The 0.9_scale_pertub
directory includes 30 structures obtained by perturbing the positions of atoms in the 0.9_scale.config
structure.
The pwdata
directory contains the results of extracting trajectories in the pwdata format from the perturbed structures using aimd_etot1.input
. It includes train
and valid
subdirectories for the training and testing sets, respectively.
For the train
(or valid
) directory, atom_type.npy
contains the atomic types in the structure, position.npy
contains the positions of atoms, and energies.npy
, forces.npy
, ei.npy
, virials.npy
contain the total energy, atomic forces in three directions, atomic energies, and virial information of the structure, respectively. ei.npy
and virials.npy
are optional files and are only extracted if the trajectory includes atomic energies and virials.
directory1
example/init_bulk
├──atom.config
├──POSCAR
├──resource.json
├──init_param.json
├──relax_etot.input
├──relax_etot1.input
├──aimd_etot1.input
├──aimd_etot2.input
├──pwdata
└──collection
├──init_config_0
│ ├──super_cell.config
│ ├──0.9_scale.config
│ ├──0.9_scale_pertub
│ │ ├──0.9_scale.config
│ │ ├──0_pertub.config
│ │ ├──1_pertub.config
│ │ ├──2_pertub.config
│ │ ...
│ │ └──30_pertub.config
│ ├──0.95_scale.config
│ ├──0.95_scale_pertub
│ │ ├──0.95_scale.config
│ │ ├──0_pertub.config
│ │ ├──1_pertub.config
│ │ ├──2_pertub.config
│ │ ...
│ │ └──30_pertub.config
│ ├──PWdata
│ │ ├──train
│ │ │ ├──atom_type.npy
│ │ │ ├──energies.npy
│ │ │ ├──image_type.npy
│ │ │ ├──position.npy
│ │ │ ├──ei.npy
│ │ │ ├──forces.npy
│ │ │ ├──lattice.npy
│ │ │ ├──virials.npy
│ │ ├──valid
│ │ │ ├──atom_type.npy
│ │ │ ├──energies.npy
│ │ │ ├──image_type.npy
│ │ │ ├──position.npy
│ │ │ ├──ei.npy
│ │ │ ├──forces.npy
│ │ │ ├──lattice.npy
│ │ │ ├──virials.npy
│ └──valid
├──init_config_1
...
0.95_scale_pertub 0.9_scale_pertub relaxed.config train
├──init_config_2
Active Learning
We perform active learning using pre-training data and perturbed structures from the INIT_BULK case at temperatures of 500K
, 800k
and 1100K
.
To start the process, after executing the init_bulk command, navigate to the pwact/example/si_pwmat/
directory and run the following command:
pwact run param.json resource.json
Active Learning Directory Structure
The directory structure of active learning is as follows.
param.json
and resource.json
are the input control files for active learning, and scf_etot.input
is the input file for self-consistent field (SCF) calculations in active learning.
si.al
is the record file for the active learning process, documenting the executed active learning steps.
iter_result.txt
is a record of active learning that explores and selects structures for annotation in each round. The content is shown in the following example.

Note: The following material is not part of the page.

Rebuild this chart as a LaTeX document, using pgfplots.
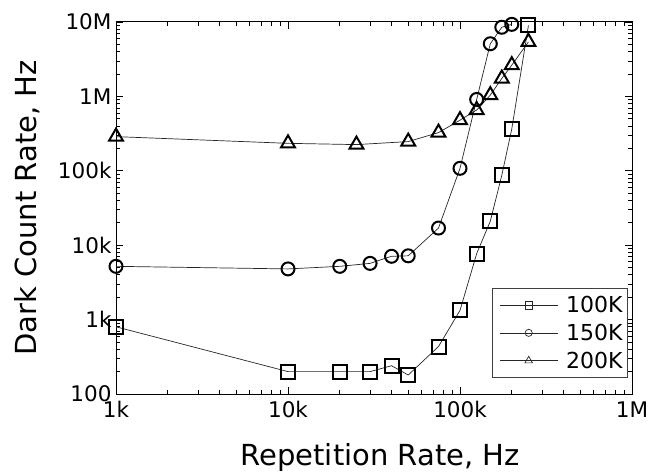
\documentclass[border=0pt]{standalone}
\usepackage{fontspec}
\setmainfont{DejaVu Sans}
\usepackage{pgfplots}
\pgfplotsset{compat=1.18}
\begin{document}
\begin{tikzpicture}
\path[use as bounding box] (-116pt,-81pt) rectangle (548pt,394pt);
\begin{axis}[
  at={(0,0)}, anchor=south west,
  scale only axis, width=516pt, height=372pt,
  xmode=log, ymode=log,
  xmin=1000, xmax=1000000, ymin=100, ymax=10000000,
  xtick={1000,10000,100000,1000000},
  xticklabels={1k,10k,100k,1M},
  ytick={100,1000,10000,100000,1000000,10000000},
  yticklabels={100,1k,10k,100k,1M,10M},
  /pgf/number format/assume math mode=true,
  tick label style={font=\fontsize{21.5}{25}\selectfont},
  xticklabel style={yshift=-4pt},
  yticklabel style={xshift=-1pt},
  tick align=inside,
  major tick length=7pt, minor tick length=4pt,
  every tick/.style={black, line width=0.7pt},
  axis line style={line width=1pt},
  xlabel={Repetition Rate, Hz},
  ylabel={Dark Count Rate, Hz},
  label style={font=\fontsize{29}{32}\selectfont},
  xlabel style={at={(axis description cs:0.512,-0.172)}, anchor=center},
  ylabel style={at={(axis description cs:-0.172,0.5)}, anchor=center},
  legend style={at={(0.992,0.043)}, anchor=south east, draw=black!75, line width=0.8pt,
    font=\fontsize{22}{25}\selectfont, row sep=6pt, inner xsep=3pt, inner ysep=6pt},
  legend cell align=left,
  legend image code/.code={
    \draw[mark repeat=2,mark phase=2,mark options={scale=0.55}] plot coordinates {(4pt,0pt) (33pt,0pt) (62pt,0pt)};
    \path (0pt,0pt) (68pt,0pt);
  },
  clip=true,
]
\addplot[black!85, line width=0.7pt, mark=square, mark size=7pt,
  mark options={solid, fill=white, line width=2pt, draw=black}] coordinates {
  (1000,800) (10000,200) (20000,200) (30000,200) (40000,240) (50000,180)
  (75000,435) (100000,1330) (125000,7700) (150000,21000) (175000,87000)
  (200000,365000) (250000,9000000)
};
\addlegendentry{100K}
\addplot[black!85, line width=0.7pt, mark=o, mark size=6.5pt,
  mark options={solid, fill=white, line width=2pt, draw=black}] coordinates {
  (1000,5200) (10000,4800) (20000,5200) (30000,5700) (40000,7100) (50000,7200)
  (75000,17000) (100000,108000) (125000,910000) (150000,5100000)
  (175000,8500000) (200000,9300000)
};
\addlegendentry{150K}
\addplot[black!85, line width=0.7pt, mark=triangle, mark size=8pt,
  mark options={solid, fill=white, line width=2pt, draw=black}] coordinates {
  (1000,288000) (10000,234000) (25000,225000) (50000,247000) (75000,326000)
  (100000,480000) (125000,656000) (150000,1040000) (175000,1740000)
  (200000,2630000) (250000,5400000)
};
\addlegendentry{200K}
\end{axis}
\end{tikzpicture}
\end{document}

iter.0000 Total structures 404 accurate 122 rate 30.20% selected 187 rate 46.29% error 95 rate 23.51%
iter.0001 Total structures 404 accurate 334 rate 82.67% selected 70 rate 17.33% error 0 rate 0%
iter.0000
is the directory for the first iteration of active learning, iter.0001
is for the second iteration, and so on.
train
, explore
, and label
are the directories for the training, exploration, and labeling tasks, respectively, in each iteration of active learning.
train directory
In the train
directory, we adopt a committee query strategy with 4 models. There are 4
training tasks, where the 4
models have identical configurations except for the different initialization values of their network parameters.
The 0-train.job
, 1-train.job
, 2-train.job
, and 3-train.job
are the slurm job scripts for executing the training tasks. After the training tasks are completed, four tag files (0-tag.train.success
, 1-tag.train.success
, 2-tag.train.success
, 3-tag.train.success
) indicating the successful completion of the training tasks are generated. In addition, the four models are saved in the train.000
, train.001
, train.002
, and train.003
directories.
Taking the train.000
directory as an example.
train.json
is the input file for the PWMLFF model training. std_input.json
summarizes the training parameter settings outputted by PWMLFF. The model_record
directory is where the models are saved, dp_model.ckpt
is the model file, and epoch_train.dat
contains the average training errors at each epoch, representing the average error on the validation set after each epoch of training is saved in the epoch_valid.dat
file.
torch_script_module.pt
is the compiled model file after compiling dp_model.ckpt
using the jitscript tool
. It is used as a force field for simulations in lammps.